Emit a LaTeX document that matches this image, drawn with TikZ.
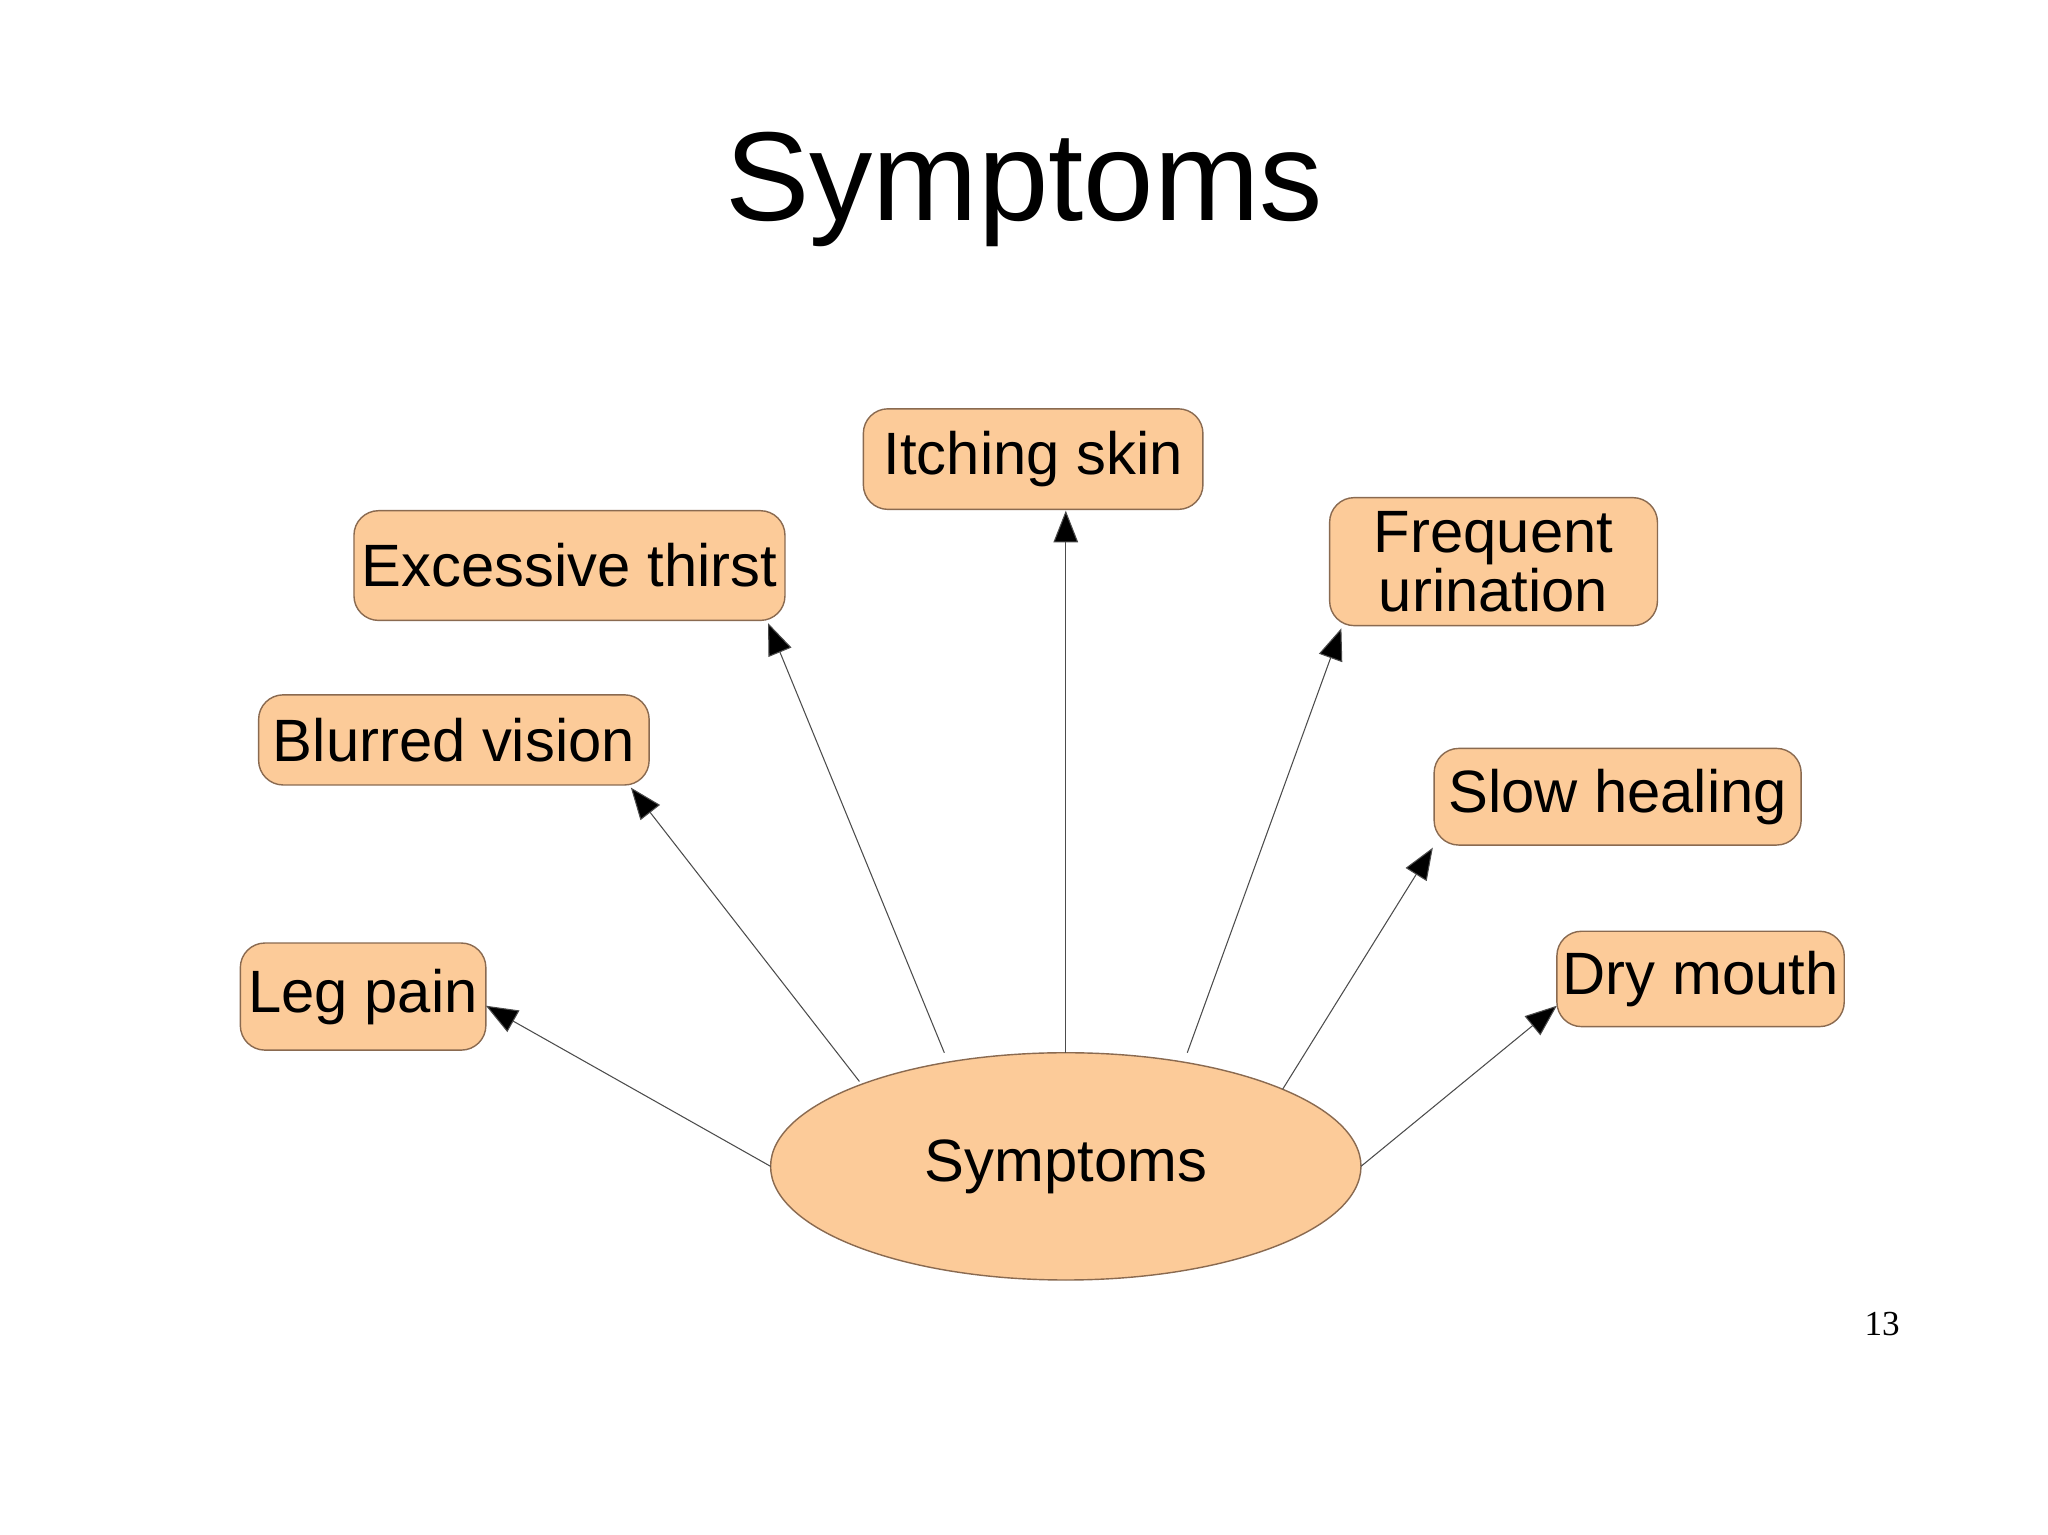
\documentclass[tikz,border=0pt]{standalone}
\usepackage{fontspec}
\setmainfont{Liberation Sans}
\newfontfamily\seriffont{Liberation Serif}
\usetikzlibrary{shapes.geometric,arrows.meta}
\definecolor{boxfill}{HTML}{FCCB99}
\definecolor{boxline}{HTML}{8A6A50}
\begin{document}
\begin{tikzpicture}[x=0.013061cm,y=-0.013061cm,
  box/.style={draw=boxline,line width=0.4pt,fill=boxfill,rounded corners=7pt,inner sep=0pt,font=\fontsize{17}{19}\selectfont,align=center},
  arr/.style={draw=black!70,line width=0.3pt,-{Triangle[length=9pt,width=7pt,fill=black]}}]
\useasboundingbox[fill=white] (0,0) rectangle (1568,1175);
\node[font=\fontsize{36}{40}\selectfont] (title) at (784,145) {Symptoms};
\node[box,minimum width=260*0.013061cm,minimum height=77*0.013061cm] (itch) at (791,351.5) {Itching skin};
\node[box,minimum width=330*0.013061cm,minimum height=84*0.013061cm] (thirst) at (436,433) {Excessive thirst};
\node[box,minimum width=251*0.013061cm,minimum height=98*0.013061cm] (freq) at (1143.5,430) {Frequent\\[-2pt]urination};
\node[box,minimum width=299*0.013061cm,minimum height=69*0.013061cm] (blur) at (347.5,566.5) {Blurred vision};
\node[box,minimum width=281*0.013061cm,minimum height=74*0.013061cm] (slow) at (1238.5,610) {Slow healing};
\node[box,minimum width=188*0.013061cm,minimum height=82*0.013061cm] (leg) at (278,763) {Leg pain};
\node[box,minimum width=220*0.013061cm,minimum height=73*0.013061cm] (dry) at (1302,749.5) {Dry mouth};
\node[ellipse,draw=boxline,line width=0.4pt,fill=boxfill,minimum width=452*0.013061cm,minimum height=174*0.013061cm,inner sep=0pt,font=\fontsize{17}{19}\selectfont] (sym) at (816,893) {Symptoms};
\node[font=\seriffont\fontsize{10}{12}\selectfont] (pg) at (1441,1014) {13};
\coordinate (sLeg) at (590,893);
\coordinate (sBlur) at (658,828);
\coordinate (sThirst) at (723,806);
\coordinate (sItch) at (816,806);
\coordinate (sFreq) at (909,806);
\coordinate (sSlow) at (982,834);
\coordinate (sDry) at (1042,893);
\coordinate (eLeg) at (372,770);
\coordinate (eBlur) at (483,603);
\coordinate (eThirst) at (588,477);
\coordinate (eItch) at (816,391);
\coordinate (eFreq) at (1027,481);
\coordinate (eSlow) at (1097,649);
\coordinate (eDry) at (1192,770);
\draw[arr] (sLeg) -- (eLeg);
\draw[arr] (sBlur) -- (eBlur);
\draw[arr] (sThirst) -- (eThirst);
\draw[arr] (sItch) -- (eItch);
\draw[arr] (sFreq) -- (eFreq);
\draw[arr] (sSlow) -- (eSlow);
\draw[arr] (sDry) -- (eDry);
\end{tikzpicture}
\end{document}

◇ ◇ ◇

Reproduce the material above verbatim; omit every picture.

Solved exercise.
Emit a LaTeX document that matches this image, drawn with TikZ.
\documentclass[tikz,border=0pt]{standalone}
\usepackage{fontspec}
\setmainfont{Liberation Sans}
\newfontfamily\seriffont{Liberation Serif}
\usetikzlibrary{shapes.geometric,arrows.meta}
\definecolor{boxfill}{HTML}{FCCB99}
\definecolor{boxline}{HTML}{8A6A50}
\begin{document}
\begin{tikzpicture}[x=0.013061cm,y=-0.013061cm,
  box/.style={draw=boxline,line width=0.4pt,fill=boxfill,rounded corners=7pt,inner sep=0pt,font=\fontsize{17}{19}\selectfont,align=center},
  arr/.style={draw=black!70,line width=0.3pt,-{Triangle[length=9pt,width=7pt,fill=black]}}]
\useasboundingbox[fill=white] (0,0) rectangle (1568,1175);
\node[font=\fontsize{36}{40}\selectfont] (title) at (784,145) {Symptoms};
\node[box,minimum width=260*0.013061cm,minimum height=77*0.013061cm] (itch) at (791,351.5) {Itching skin};
\node[box,minimum width=330*0.013061cm,minimum height=84*0.013061cm] (thirst) at (436,433) {Excessive thirst};
\node[box,minimum width=251*0.013061cm,minimum height=98*0.013061cm] (freq) at (1143.5,430) {Frequent\\[-2pt]urination};
\node[box,minimum width=299*0.013061cm,minimum height=69*0.013061cm] (blur) at (347.5,566.5) {Blurred vision};
\node[box,minimum width=281*0.013061cm,minimum height=74*0.013061cm] (slow) at (1238.5,610) {Slow healing};
\node[box,minimum width=188*0.013061cm,minimum height=82*0.013061cm] (leg) at (278,763) {Leg pain};
\node[box,minimum width=220*0.013061cm,minimum height=73*0.013061cm] (dry) at (1302,749.5) {Dry mouth};
\node[ellipse,draw=boxline,line width=0.4pt,fill=boxfill,minimum width=452*0.013061cm,minimum height=174*0.013061cm,inner sep=0pt,font=\fontsize{17}{19}\selectfont] (sym) at (816,893) {Symptoms};
\node[font=\seriffont\fontsize{10}{12}\selectfont] (pg) at (1441,1014) {13};
\coordinate (sLeg) at (590,893);
\coordinate (sBlur) at (658,828);
\coordinate (sThirst) at (723,806);
\coordinate (sItch) at (816,806);
\coordinate (sFreq) at (909,806);
\coordinate (sSlow) at (982,834);
\coordinate (sDry) at (1042,893);
\coordinate (eLeg) at (372,770);
\coordinate (eBlur) at (483,603);
\coordinate (eThirst) at (588,477);
\coordinate (eItch) at (816,391);
\coordinate (eFreq) at (1027,481);
\coordinate (eSlow) at (1097,649);
\coordinate (eDry) at (1192,770);
\draw[arr] (sLeg) -- (eLeg);
\draw[arr] (sBlur) -- (eBlur);
\draw[arr] (sThirst) -- (eThirst);
\draw[arr] (sItch) -- (eItch);
\draw[arr] (sFreq) -- (eFreq);
\draw[arr] (sSlow) -- (eSlow);
\draw[arr] (sDry) -- (eDry);
\end{tikzpicture}
\end{document}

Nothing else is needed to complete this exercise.